Alors nous ne regardons pas trop loin devant nous. Nous essayons de voir les jours qui viennent. Nous prions et espérons que le feu va s’éteindre, que les morts vont cesser, que la destruction de ce qu’il reste va s’arrêter. Ces jours-ci, nous ne croyons par beaucoup en l’avenir. Nous prévoyons tous de quitter Gaza. Peut-être pas maintenant, peut-être demain, plus tard, dans des années. Parce que les destructions moindres provoquées par les précédentes escalades militaires, il y a dix ans, n’ont pas encore été réparées. Avec ce qui se passe aujourd’hui on s’attend à ce qu’il faille cent ans pour régler les problèmes, reconstruire la vie de gens, réparer les maisons, des abris, les installations sanitaires, le traitement des eaux usées. Ça va prendre beaucoup de temps. C’est pour ça que nous perdons espoir.
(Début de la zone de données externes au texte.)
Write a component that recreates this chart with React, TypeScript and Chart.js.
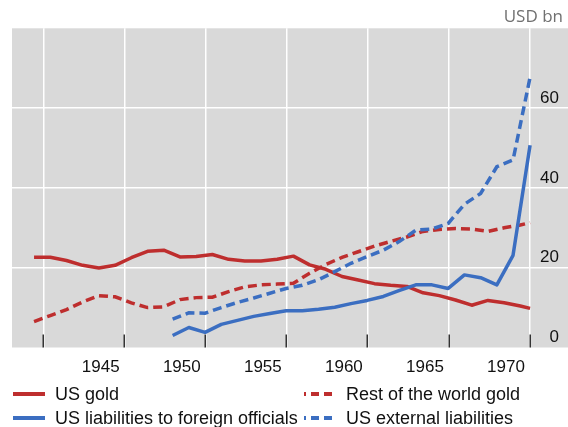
import React, { useEffect, useRef } from 'react';
import { Chart, registerables } from 'chart.js';

Chart.register(...registerables);

// Gold stocks: annual points, last point = mid-1971
const goldYears = [
  1941, 1942, 1943, 1944, 1945, 1946, 1947, 1948, 1949, 1950,
  1951, 1952, 1953, 1954, 1955, 1956, 1957, 1958, 1959, 1960,
  1961, 1962, 1963, 1964, 1965, 1966, 1967, 1968, 1969, 1970,
  1971, 1971.6,
];
const usGold = [
  22.6, 22.6, 21.8, 20.6, 19.9, 20.6, 22.5, 24.1, 24.4, 22.7,
  22.8, 23.3, 22.1, 21.7, 21.7, 22.1, 22.9, 20.7, 19.6, 17.8,
  16.9, 16.0, 15.6, 15.3, 13.7, 13.0, 11.9, 10.6, 11.8, 11.2,
  10.4, 9.8,
];
const restOfWorldGold = [
  6.5, 8.0, 9.5, 11.4, 13.0, 12.7, 11.2, 10.0, 10.2, 12.0,
  12.5, 12.6, 14.0, 15.2, 15.7, 15.9, 16.1, 18.6, 20.8, 22.6,
  24.0, 25.4, 26.6, 27.7, 29.1, 29.6, 29.8, 29.7, 29.1, 30.0,
  30.7, 31.3,
];

// Liabilities: year-end points, last point = mid-1971
const liabYears = [
  1949.55, 1950.55, 1951.55, 1952.55, 1953.55, 1954.55, 1955.55, 1956.55,
  1957.55, 1958.55, 1959.55, 1960.55, 1961.55, 1962.55, 1963.55, 1964.55,
  1965.55, 1966.55, 1967.55, 1968.55, 1969.55, 1970.55, 1971.6,
];
const usOfficialLiab = [
  3.0, 5.0, 3.8, 5.8, 6.8, 7.8, 8.5, 9.2,
  9.2, 9.6, 10.1, 11.0, 11.8, 12.8, 14.3, 15.7,
  15.7, 14.8, 18.2, 17.5, 15.7, 23.1, 50.7,
];
const usExternalLiab = [
  7.1, 8.7, 8.6, 10.0, 11.3, 12.4, 13.6, 14.8,
  15.6, 17.0, 19.0, 21.1, 22.8, 24.4, 26.6, 29.4,
  29.7, 31.1, 35.9, 38.6, 45.3, 47.0, 67.7,
];

// Axis
const xGridYears = [1941.57, 1946.57, 1951.57, 1956.57, 1961.57, 1966.57, 1971.57];
const xTickLabels = ['', '1945', '1950', '1955', '1960', '1965', '1970'];
const xMin = 1939.64;
const xMax = 1973.94;
const yMin = 0;
const yMax = 80;
const yStep = 20;
const unitLabel = 'USD bn';

const RED = '#BE2E2E';
const BLUE = '#3B6EC1';
const FONT = "'Liberation Sans', Arial, Helvetica, sans-serif";

const legendItems = [
  { label: 'US gold', color: RED, dashed: false, col: 0, row: 0 },
  { label: 'Rest of the world gold', color: RED, dashed: true, col: 1, row: 0 },
  { label: 'US liabilities to foreign officials', color: BLUE, dashed: false, col: 0, row: 1 },
  { label: 'US external liabilities', color: BLUE, dashed: true, col: 1, row: 1 },
];

const toPoints = (xs: number[], ys: number[]) => xs.map((x, i) => ({ x, y: ys[i] }));

const panelPlugin = {
  id: 'panel',
  beforeDraw(chart: any) {
    const { ctx, chartArea } = chart;
    ctx.save();
    ctx.fillStyle = '#D9D9D9';
    ctx.fillRect(chartArea.left, chartArea.top, chartArea.right - chartArea.left, chartArea.bottom - chartArea.top);
    ctx.restore();
  },
  beforeDatasetsDraw(chart: any) {
    const { ctx, chartArea, scales } = chart;
    const xs = scales.x;
    ctx.save();
    ctx.strokeStyle = '#333333';
    ctx.lineWidth = 1.5;
    xs.ticks.forEach((t: any) => {
      const px = Math.round(xs.getPixelForValue(t.value)) + 0.25;
      ctx.beginPath();
      ctx.moveTo(px, chartArea.bottom - 13);
      ctx.lineTo(px, chartArea.bottom);
      ctx.stroke();
    });
    ctx.restore();
  },
};

function LegendSwatch({ color, dashed }: { color: string; dashed: boolean }) {
  return (
    <svg width={32} height={8} style={{ display: 'block', flex: '0 0 auto' }}>
      <line
        x1={0}
        y1={4}
        x2={32}
        y2={4}
        stroke={color}
        strokeWidth={4}
        strokeDasharray={dashed ? '8 5' : undefined}
        strokeDashoffset={dashed ? 6 : undefined}
      />
    </svg>
  );
}

export default function App() {
  const canvasRef = useRef<HTMLCanvasElement | null>(null);

  useEffect(() => {
    const canvas = canvasRef.current;
    if (!canvas) return;
    const chart = new Chart(canvas, {
      type: 'line',
      data: {
        datasets: [
          {
            label: 'US liabilities to foreign officials',
            data: toPoints(liabYears, usOfficialLiab),
            borderColor: BLUE,
            borderWidth: 3.5,
            pointRadius: 0,
            tension: 0,
            borderJoinStyle: 'round',
          },
          {
            label: 'US external liabilities',
            data: toPoints(liabYears, usExternalLiab),
            borderColor: BLUE,
            borderWidth: 3.5,
            borderDash: [9, 5],
            pointRadius: 0,
            tension: 0,
          },
          {
            label: 'US gold',
            data: toPoints(goldYears, usGold),
            borderColor: RED,
            borderWidth: 3.5,
            pointRadius: 0,
            tension: 0,
            borderJoinStyle: 'round',
          },
          {
            label: 'Rest of the world gold',
            data: toPoints(goldYears, restOfWorldGold),
            borderColor: RED,
            borderWidth: 3.5,
            borderDash: [9, 5],
            pointRadius: 0,
            tension: 0,
          },
        ],
      },
      options: {
        animation: false,
        responsive: false,
        devicePixelRatio: 1,
        layout: { padding: { left: 12, top: 28.3, right: 0, bottom: 0 } },
        plugins: {
          legend: { display: false },
          tooltip: { enabled: false },
          title: { display: false },
        },
        scales: {
          x: {
            type: 'linear',
            min: xMin,
            max: xMax,
            afterBuildTicks: (scale: any) => {
              scale.ticks = xGridYears.map((v) => ({ value: v }));
            },
            afterFit: (scale: any) => {
              scale.height = 38.5;
            },
            grid: { color: '#FFFFFF', lineWidth: 1.5, drawTicks: false },
            border: { display: false },
            ticks: {
              autoSkip: false,
              maxRotation: 0,
              padding: 9.5,
              labelOffset: -23.6,
              color: '#111111',
              font: { family: FONT, size: 17 },
              callback: (_v: any, i: number) => xTickLabels[i],
            },
          },
          y: {
            type: 'linear',
            position: 'right',
            min: yMin,
            max: yMax,
            afterFit: (scale: any) => {
              scale.width = 0;
            },
            grid: {
              drawTicks: false,
              lineWidth: 1.5,
              color: (c: any) =>
                c.tick && (c.tick.value === yMin || c.tick.value === yMax) ? 'rgba(0,0,0,0)' : '#FFFFFF',
            },
            border: { display: false },
            ticks: {
              stepSize: yStep,
              mirror: true,
              crossAlign: 'near',
              padding: -9,
              labelOffset: -10,
              color: '#111111',
              font: { family: FONT, size: 17 },
              callback: (v: any) => (v === yMax ? '' : String(v)),
            },
          },
        },
      },
      plugins: [panelPlugin],
    } as any);
    return () => chart.destroy();
  }, []);

  return (
    <div style={{ position: 'absolute', left: 0, top: 0, width: 568, height: 427, background: '#fff' }}>
      <canvas ref={canvasRef} width={568} height={386} style={{ position: 'absolute', left: 0, top: 0 }} />
      <span
        style={{
          position: 'absolute',
          right: 5,
          top: 6,
          fontFamily: "'Open Sans', sans-serif",
          fontSize: 17,
          lineHeight: '20px',
          color: '#707070',
        }}
      >
        {unitLabel}
      </span>
      {legendItems.map((it) => (
        <div
          key={it.label}
          style={{
            position: 'absolute',
            left: it.col === 0 ? 13 : 304,
            top: it.row === 0 ? 383 : 407,
            height: 22,
            display: 'flex',
            alignItems: 'center',
            fontFamily: FONT,
            fontSize: 18,
            lineHeight: '22px',
            color: '#111111',
            whiteSpace: 'nowrap',
          }}
        >
          <LegendSwatch color={it.color} dashed={it.dashed} />
          <span style={{ marginLeft: 10 }}>{it.label}</span>
        </div>
      ))}
    </div>
  );
}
On veut juste que les bombardements cessent, pouvoir marcher dans la rue, ne pas penser constamment que l’on va mourir dans les cinq minutes. Il n’y a pas d’école pour les enfants. Dans les camps des gens essaient de rassembler les enfants pour jouer avec eux, de leur offrir un soutien psychosocial. Un des membres de notre équipe de santé mentale y participe. Mais je ne veux pas y envoyer mes enfants. Aucun endroit n’est sûr. Même les ordres d’évacuation qui disent qu’une zone est sûre et qu’une autre ne l’est pas. Mais ça n’est pas qu’une histoire de tank ou d’opération terrestre. C’est une question d’attaques aériennes ou de bombardements qui arrivent n’importe où, n’importe quand. Je suis désolé de dire ça mais je préfère mourir avec mes enfants que l’un d’entre eux meure loin de moi. Mon père était malade quand l’armée israélienne menait ses opérations à Khan Younès. J’ai dû l’emmener à l’hôpital Al-Aqsa à Deir al-Balah. Le seul docteur qui s’occupait de mon père, qui le soignait, qui posait son intraveineuse, c’était moi. Il n’y avait pas de docteur. Pas de médicament. Rien. Il est mort en trois jours. Ça n’est pas mon histoire. C’est l’histoire de toutes les familles à Gaza.